I take part in a weekly outreach ministry in a predominantly Islamic neighbourhood. I've heard it said: 'You're wasting your time'; 'no one dares come close to a ministry such as this in this neighbourhood' - similar sentiments were expressed by a pastor who is from an Islamic background. He'd been there. The argument makes sense, I know it. After all, there is a mosque to our right and to our left is an Islamic school and bookshop. Still, we were convicted that this is a move of God and that He wanted us to be there in these months.

The other day I had one of those days where doubt just came more readily than assurance. For me this is when faith in God's direction seems to blur before my eyes and I begin to falter. I felt that perhaps spending a whole day each week on this is a waste of time, time that could be spent in a more fruitful ministry, (or on studying for an upcoming exam). So, while we sat on this quiet day, occasionally getting passed by less than friendly onlookers; a nice older man approached and it turns out he is an Italian Catholic. He asked about a Bible in his language, then proceeded to tell my co-worker and I in a rather whispering voice how futile it is to persist with this effort - 'you ca stay all day long but you would be wasting your time', and it went on for about twenty minutes before he greeted us and left. I was pretty discouraged by then - and the thought came to mind: 'I got it wrong again Lord' - I found myself agreeing with discouragement, perhaps this is a futile ministry. At that point I took a short walk and just addressed God in a silent prayer. 'If you don't want me to be here, just tell me so Lord'.

A short while after, a dark woman wearing the full Islamic hijab approached me and asked in broken English if I could give her a complete Bible, in the English language. She was from Somalia but she could not read or write in her own language, although her English was satisfactory. I have been in this ministry for some months now and it is rare for Muslim women to approach us or accept any Christian literature. Part of the issue is obviously fear, amongst other factors. This woman was different; she spoke loudly, as if not caring if anyone heard her enquiries. She expressed a hunger for knowledge and asked for specifically cassette tapes for 'tafsir' which is Arabic for 'scripture commentary' and I handed her some which we happened to have. I usually don't have English Bibles, our literature is in mostly in Arabic, some in Turkish. That day I happened to find both a complete English Bible and a Bible in the Somali language which she asked for to give to a friend of hers! - never before this day did we have a Somali Bible - someone must have donated it earlier that week. She asked if the Bible had 'the whole story' - I said that it did indeed - from the time of Adam and Eve.
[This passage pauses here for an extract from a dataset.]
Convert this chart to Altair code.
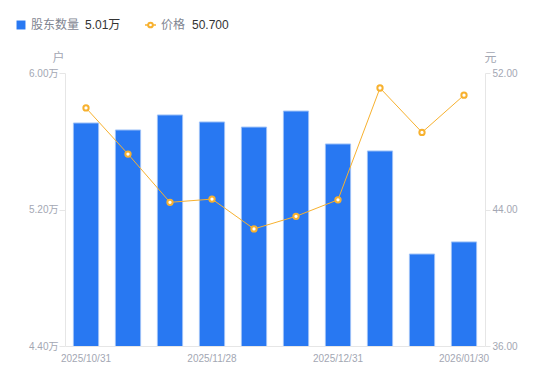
import altair as alt
import pandas as pd

dates = ["2025/10/31", "2025/11/10", "2025/11/20", "2025/11/28", "2025/12/10",
         "2025/12/19", "2025/12/31", "2026/01/09", "2026/01/20", "2026/01/30"]
holders = [5.707, 5.666, 5.754, 5.713, 5.683, 5.777, 5.584, 5.543, 4.939, 5.010]  # 万户
prices = [49.95, 47.25, 44.42, 44.61, 42.86, 43.60, 44.57, 51.12, 48.52, 50.70]
shown_dates = ["2025/10/31", "2025/11/28", "2025/12/31", "2026/01/30"]
left_ticks = [4.4, 5.2, 6.0]
right_ticks = [36, 44, 52]

FONT = "Liberation Sans, Noto Sans CJK SC, sans-serif"
GRAY = "#a3a7b3"
LINE = "#e6e6e6"
BLUE = "#2878f2"
ORANGE = "#f7b12f"

df = pd.DataFrame({"date": dates, "holders": holders, "price": prices})

x = alt.X("date:O", sort=dates, title=None,
          scale=alt.Scale(paddingInner=0.4, paddingOuter=0.2),
          axis=alt.Axis(values=shown_dates, labelAngle=0, ticks=False,
                        labelPadding=7, labelColor=GRAY, labelFontSize=10,
                        labelFont=FONT, domainColor=LINE, grid=False))

bars = alt.Chart(df).mark_bar(color=BLUE, stroke="#9cc0f7", strokeWidth=1, clip=True).encode(
    x=x,
    y=alt.Y("holders:Q", title="户",
            scale=alt.Scale(domain=[4.4, 6.0], zero=False, nice=False),
            axis=alt.Axis(values=left_ticks, labelExpr="format(datum.value, '.2f') + '万'",
                          grid=False, tickSize=6, tickColor=LINE, domainColor=LINE,
                          labelColor=GRAY, labelFontSize=10, labelFont=FONT, labelPadding=1,
                          titleAngle=0, titleX=-7, titleY=-16, titleAlign="center",
                          titleBaseline="middle", titleColor=GRAY, titleFontSize=12,
                          titleFontWeight="normal", titleFont=FONT)),
)

line = alt.Chart(df).mark_line(color=ORANGE, strokeWidth=1).encode(
    x=x,
    y=alt.Y("price:Q", title="元",
            scale=alt.Scale(domain=[36, 52], zero=False, nice=False),
            axis=alt.Axis(orient="right", values=right_ticks, format=".2f",
                          grid=False, tickSize=5, tickColor=LINE, domainColor=LINE,
                          labelColor=GRAY, labelFontSize=10, labelFont=FONT, labelPadding=2,
                          titleAngle=0, titleX=5, titleY=-16, titleAlign="center",
                          titleBaseline="middle", titleColor=GRAY, titleFontSize=12,
                          titleFontWeight="normal", titleFont=FONT)),
)

pts = alt.Chart(df).mark_point(shape="circle", filled=True, fill="white", stroke=ORANGE,
                               strokeWidth=2, size=28, opacity=1).encode(
    x=x, y=alt.Y("price:Q", scale=alt.Scale(domain=[36, 52], zero=False, nice=False), axis=None)
)

leg = pd.DataFrame({
    "l1": ["股东数量"], "v1": [f"{holders[-1]:.2f}万"],
    "l2": ["价格"], "v2": [f"{prices[-1]:.3f}"],
})
base = alt.Chart(leg)
sq = base.mark_square(color=BLUE, size=80, opacity=1, cornerRadius=2).encode(
    x=alt.value(-44), y=alt.value(-48))
t1 = base.mark_text(align="left", baseline="middle", font=FONT, fontSize=12, color="#7f8591").encode(
    x=alt.value(-34), y=alt.value(-48), text="l1:N")
v1 = base.mark_text(align="left", baseline="middle", font=FONT, fontSize=12, color="#333333").encode(
    x=alt.value(20), y=alt.value(-48), text="v1:N")
sl = base.mark_rule(color=ORANGE, strokeWidth=1.5).encode(
    x=alt.value(80), x2=alt.value(91), y=alt.value(-48))
sp = base.mark_point(shape="circle", filled=True, fill="white", stroke=ORANGE,
                     strokeWidth=2, size=22, opacity=1).encode(x=alt.value(85.5), y=alt.value(-48))
t2 = base.mark_text(align="left", baseline="middle", font=FONT, fontSize=12, color="#7f8591").encode(
    x=alt.value(96), y=alt.value(-48), text="l2:N")
v2 = base.mark_text(align="left", baseline="middle", font=FONT, fontSize=12, color="#333333").encode(
    x=alt.value(127), y=alt.value(-48), text="v2:N")

chart = alt.layer(bars, line, pts, sq, t1, v1, sl, sp, t2, v2).resolve_scale(
    y="independent"
).properties(
    width=420, height=273,
    autosize=alt.AutoSizeParams(type="none"),
    padding={"left": 57, "top": 65, "right": 57, "bottom": 27},
).configure_view(stroke=None)

chart.save("out.html", embed_options={"renderer": "svg", "actions": False})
It really isn't about 'me' or how I was spending 'my' time. It isn't about 'them' either, their fears or biases. Even so, it isn't about barriers to ministry or about how sound our human reasoning is. In God's kingdom, it's got to be about more than all of these things - it has to be about God, alone.

So it seems that doubt is part of a believer's life. Sure it's totally ironic; yet it is true. And it is no surprise to God. He deals with us in light of His full knowledge of our unbelief. He knows we have questions and in our current state we will have questions. Think of Moses, Elijah, Gideon, Peter and many faithful others. The disciples had the Lord himself in the boat with them when they feared the storm.

I know there are times when we do get it wrong, or times when we are misled to mistake personal feelings for the leading of the Spirit. But when it comes to the matter of faith, we know that it is what pleases God (Hebrews 11:6). We lack it, yet He starts it and He finishes it. He is the author of our faith. I know I will ask Him, 'Am I where you want me to be?' - it's just my nature, perhaps even my legitimate need, in the flesh - but I also know that He will meet me where I am and when I need it, He will answer me and even help my unbelief.